### DATASET CONTENT

┏━━

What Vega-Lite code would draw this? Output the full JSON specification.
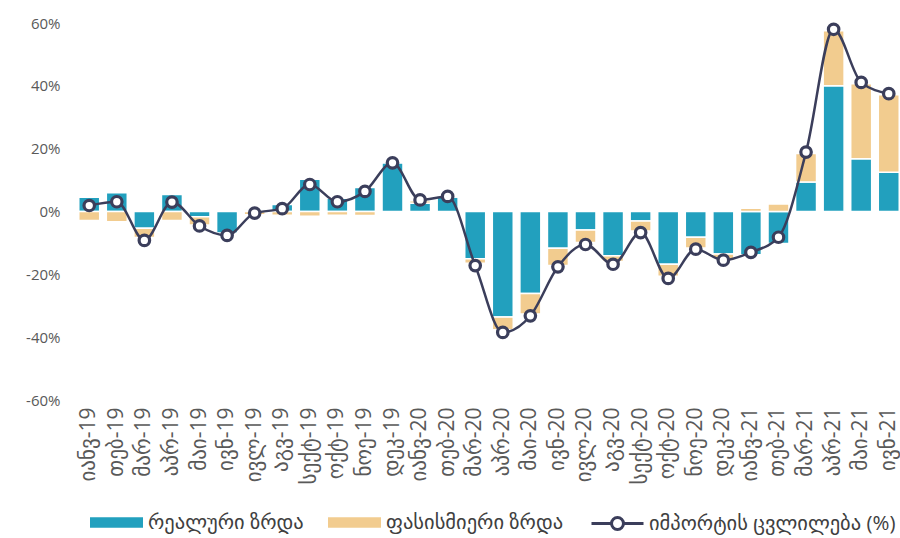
{
  "$schema": "https://vega.github.io/schema/vega-lite/v6.json",
  "autosize": "none",
  "width": 826,
  "height": 377,
  "padding": {"left": 76, "top": 23, "right": 0, "bottom": 138},
  "background": "white",
  "config": {
    "view": {"stroke": null},
    "font": "Open Sans, DejaVu Sans",
    "axis": {"grid": false, "domain": false, "ticks": false, "labelColor": "#595959", "title": null}
  },
  "data": {
    "values": [
      {"month": "იანვ-19", "real": 4.5, "price": -2.9, "total": 1.9},
      {"month": "თებ-19", "real": 6.0, "price": -3.3, "total": 3.1},
      {"month": "მარ-19", "real": -5.3, "price": -3.0, "total": -9.2},
      {"month": "აპრ-19", "real": 5.4, "price": -2.9, "total": 3.0},
      {"month": "მაი-19", "real": -1.7, "price": -2.6, "total": -4.6},
      {"month": "ივნ-19", "real": -6.9, "price": -0.5, "total": -7.6},
      {"month": "ივლ-19", "real": 0.5, "price": -1.0, "total": -0.5},
      {"month": "აგვ-19", "real": 2.2, "price": -1.2, "total": 0.9},
      {"month": "სექტ-19", "real": 10.3, "price": -1.5, "total": 8.6},
      {"month": "ოქტ-19", "real": 4.2, "price": -1.2, "total": 3.1},
      {"month": "ნოე-19", "real": 7.6, "price": -1.3, "total": 6.4},
      {"month": "დეკ-19", "real": 15.5, "price": 0.3, "total": 15.5},
      {"month": "იანვ-20", "real": 2.6, "price": 0.8, "total": 3.7},
      {"month": "თებ-20", "real": 4.6, "price": 0.3, "total": 4.8},
      {"month": "მარ-20", "real": -15.0, "price": -1.5, "total": -17.2},
      {"month": "აპრ-20", "real": -33.6, "price": -4.0, "total": -38.5},
      {"month": "მაი-20", "real": -26.1, "price": -6.5, "total": -33.2},
      {"month": "ივნ-20", "real": -11.7, "price": -5.5, "total": -17.6},
      {"month": "ივლ-20", "real": -5.9, "price": -4.0, "total": -10.5},
      {"month": "აგვ-20", "real": -14.1, "price": -1.8, "total": -16.8},
      {"month": "სექტ-20", "real": -3.0, "price": -3.2, "total": -6.7},
      {"month": "ოქტ-20", "real": -16.8, "price": -3.8, "total": -21.3},
      {"month": "ნოე-20", "real": -8.2, "price": -3.4, "total": -12.0},
      {"month": "დეკ-20", "real": -13.5, "price": -1.5, "total": -15.5},
      {"month": "იანვ-21", "real": -13.8, "price": 1.0, "total": -13.0},
      {"month": "თებ-21", "real": -10.2, "price": 2.4, "total": -8.2},
      {"month": "მარ-21", "real": 9.4, "price": 9.1, "total": 18.9},
      {"month": "აპრ-21", "real": 40.0, "price": 17.5, "total": 58.0},
      {"month": "მაი-21", "real": 16.8, "price": 23.9, "total": 41.1},
      {"month": "ივნ-21", "real": 12.5, "price": 24.7, "total": 37.5}
    ]
  },
  "encoding": {
    "x": {
      "field": "month", "type": "nominal", "sort": null,
      "scale": {"paddingInner": 0.24, "paddingOuter": 0.1},
      "axis": {"labelAngle": -90, "labelFontSize": 21, "labelPadding": 7}
    }
  },
  "layer": [
    {
      "mark": {"type": "rule", "color": "#d9d9d9", "strokeWidth": 2},
      "encoding": {"y": {"datum": 0, "type": "quantitative"}}
    },
    {
      "transform": [{"fold": ["real", "price"], "as": ["key", "value"]}],
      "mark": {"type": "bar", "stroke": "white", "strokeWidth": 1.5},
      "encoding": {
        "y": {
          "field": "value", "type": "quantitative", "stack": "zero",
          "scale": {"domain": [-60, 60], "nice": false},
          "axis": {"values": [-60, -40, -20, 0, 20, 40, 60], "labelExpr": "datum.value + '%'", "labelFontSize": 15, "labelPadding": 16}
        },
        "color": {
          "field": "key", "type": "nominal",
          "scale": {"domain": ["real", "price"], "range": ["#22A0BE", "#F2CC8F"]},
          "legend": {
            "orient": "none", "legendX": 14, "legendY": 473, "direction": "horizontal", "title": null,
            "labelExpr": "datum.value == 'real' ? 'რეალური ზრდა' : 'ფასისმიერი ზრდა'",
            "labelFontSize": 20.5, "labelLimit": 0, "labelColor": "#404040", "labelOffset": 5, "columnPadding": 24,
            "symbolType": "M-1,-0.2H1V0.2H-1Z", "symbolSize": 2809, "symbolStrokeWidth": 0
          }
        },
        "order": {"field": "key", "sort": "descending"}
      }
    },
    {
      "mark": {
        "type": "line", "interpolate": "monotone", "strokeWidth": 2.5,
        "point": {"filled": true, "fill": "white", "stroke": "#3B3E5B", "strokeWidth": 3.2, "size": 110}
      },
      "encoding": {
        "y": {"field": "total", "type": "quantitative"},
        "stroke": {
          "datum": "იმპორტის ცვლილება (%)", "type": "nominal",
          "scale": {"range": ["#3B3E5B"]},
          "legend": {
            "orient": "none", "legendX": 514, "legendY": 473, "title": null,
            "labelFontSize": 20.5, "labelLimit": 0, "labelColor": "#404040", "labelOffset": 4,
            "symbolType": "M-1,0H-0.23M0.23,0H1M-0.23,0A0.23,0.23,0,1,1,0.23,0A0.23,0.23,0,1,1,-0.23,0Z",
            "symbolSize": 2704, "symbolStrokeWidth": 3, "symbolFillColor": "white"
          }
        }
      }
    }
  ]
}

┗━━

### PROBLEM STATEMENT
Leave the pictures out, and print every line of the listing exactly as written.

### FINISHED TASK
What Vega-Lite code would draw this? Output the full JSON specification.
{
  "$schema": "https://vega.github.io/schema/vega-lite/v6.json",
  "autosize": "none",
  "width": 826,
  "height": 377,
  "padding": {"left": 76, "top": 23, "right": 0, "bottom": 138},
  "background": "white",
  "config": {
    "view": {"stroke": null},
    "font": "Open Sans, DejaVu Sans",
    "axis": {"grid": false, "domain": false, "ticks": false, "labelColor": "#595959", "title": null}
  },
  "data": {
    "values": [
      {"month": "იანვ-19", "real": 4.5, "price": -2.9, "total": 1.9},
      {"month": "თებ-19", "real": 6.0, "price": -3.3, "total": 3.1},
      {"month": "მარ-19", "real": -5.3, "price": -3.0, "total": -9.2},
      {"month": "აპრ-19", "real": 5.4, "price": -2.9, "total": 3.0},
      {"month": "მაი-19", "real": -1.7, "price": -2.6, "total": -4.6},
      {"month": "ივნ-19", "real": -6.9, "price": -0.5, "total": -7.6},
      {"month": "ივლ-19", "real": 0.5, "price": -1.0, "total": -0.5},
      {"month": "აგვ-19", "real": 2.2, "price": -1.2, "total": 0.9},
      {"month": "სექტ-19", "real": 10.3, "price": -1.5, "total": 8.6},
      {"month": "ოქტ-19", "real": 4.2, "price": -1.2, "total": 3.1},
      {"month": "ნოე-19", "real": 7.6, "price": -1.3, "total": 6.4},
      {"month": "დეკ-19", "real": 15.5, "price": 0.3, "total": 15.5},
      {"month": "იანვ-20", "real": 2.6, "price": 0.8, "total": 3.7},
      {"month": "თებ-20", "real": 4.6, "price": 0.3, "total": 4.8},
      {"month": "მარ-20", "real": -15.0, "price": -1.5, "total": -17.2},
      {"month": "აპრ-20", "real": -33.6, "price": -4.0, "total": -38.5},
      {"month": "მაი-20", "real": -26.1, "price": -6.5, "total": -33.2},
      {"month": "ივნ-20", "real": -11.7, "price": -5.5, "total": -17.6},
      {"month": "ივლ-20", "real": -5.9, "price": -4.0, "total": -10.5},
      {"month": "აგვ-20", "real": -14.1, "price": -1.8, "total": -16.8},
      {"month": "სექტ-20", "real": -3.0, "price": -3.2, "total": -6.7},
      {"month": "ოქტ-20", "real": -16.8, "price": -3.8, "total": -21.3},
      {"month": "ნოე-20", "real": -8.2, "price": -3.4, "total": -12.0},
      {"month": "დეკ-20", "real": -13.5, "price": -1.5, "total": -15.5},
      {"month": "იანვ-21", "real": -13.8, "price": 1.0, "total": -13.0},
      {"month": "თებ-21", "real": -10.2, "price": 2.4, "total": -8.2},
      {"month": "მარ-21", "real": 9.4, "price": 9.1, "total": 18.9},
      {"month": "აპრ-21", "real": 40.0, "price": 17.5, "total": 58.0},
      {"month": "მაი-21", "real": 16.8, "price": 23.9, "total": 41.1},
      {"month": "ივნ-21", "real": 12.5, "price": 24.7, "total": 37.5}
    ]
  },
  "encoding": {
    "x": {
      "field": "month", "type": "nominal", "sort": null,
      "scale": {"paddingInner": 0.24, "paddingOuter": 0.1},
      "axis": {"labelAngle": -90, "labelFontSize": 21, "labelPadding": 7}
    }
  },
  "layer": [
    {
      "mark": {"type": "rule", "color": "#d9d9d9", "strokeWidth": 2},
      "encoding": {"y": {"datum": 0, "type": "quantitative"}}
    },
    {
      "transform": [{"fold": ["real", "price"], "as": ["key", "value"]}],
      "mark": {"type": "bar", "stroke": "white", "strokeWidth": 1.5},
      "encoding": {
        "y": {
          "field": "value", "type": "quantitative", "stack": "zero",
          "scale": {"domain": [-60, 60], "nice": false},
          "axis": {"values": [-60, -40, -20, 0, 20, 40, 60], "labelExpr": "datum.value + '%'", "labelFontSize": 15, "labelPadding": 16}
        },
        "color": {
          "field": "key", "type": "nominal",
          "scale": {"domain": ["real", "price"], "range": ["#22A0BE", "#F2CC8F"]},
          "legend": {
            "orient": "none", "legendX": 14, "legendY": 473, "direction": "horizontal", "title": null,
            "labelExpr": "datum.value == 'real' ? 'რეალური ზრდა' : 'ფასისმიერი ზრდა'",
            "labelFontSize": 20.5, "labelLimit": 0, "labelColor": "#404040", "labelOffset": 5, "columnPadding": 24,
            "symbolType": "M-1,-0.2H1V0.2H-1Z", "symbolSize": 2809, "symbolStrokeWidth": 0
          }
        },
        "order": {"field": "key", "sort": "descending"}
      }
    },
    {
      "mark": {
        "type": "line", "interpolate": "monotone", "strokeWidth": 2.5,
        "point": {"filled": true, "fill": "white", "stroke": "#3B3E5B", "strokeWidth": 3.2, "size": 110}
      },
      "encoding": {
        "y": {"field": "total", "type": "quantitative"},
        "stroke": {
          "datum": "იმპორტის ცვლილება (%)", "type": "nominal",
          "scale": {"range": ["#3B3E5B"]},
          "legend": {
            "orient": "none", "legendX": 514, "legendY": 473, "title": null,
            "labelFontSize": 20.5, "labelLimit": 0, "labelColor": "#404040", "labelOffset": 4,
            "symbolType": "M-1,0H-0.23M0.23,0H1M-0.23,0A0.23,0.23,0,1,1,0.23,0A0.23,0.23,0,1,1,-0.23,0Z",
            "symbolSize": 2704, "symbolStrokeWidth": 3, "symbolFillColor": "white"
          }
        }
      }
    }
  ]
}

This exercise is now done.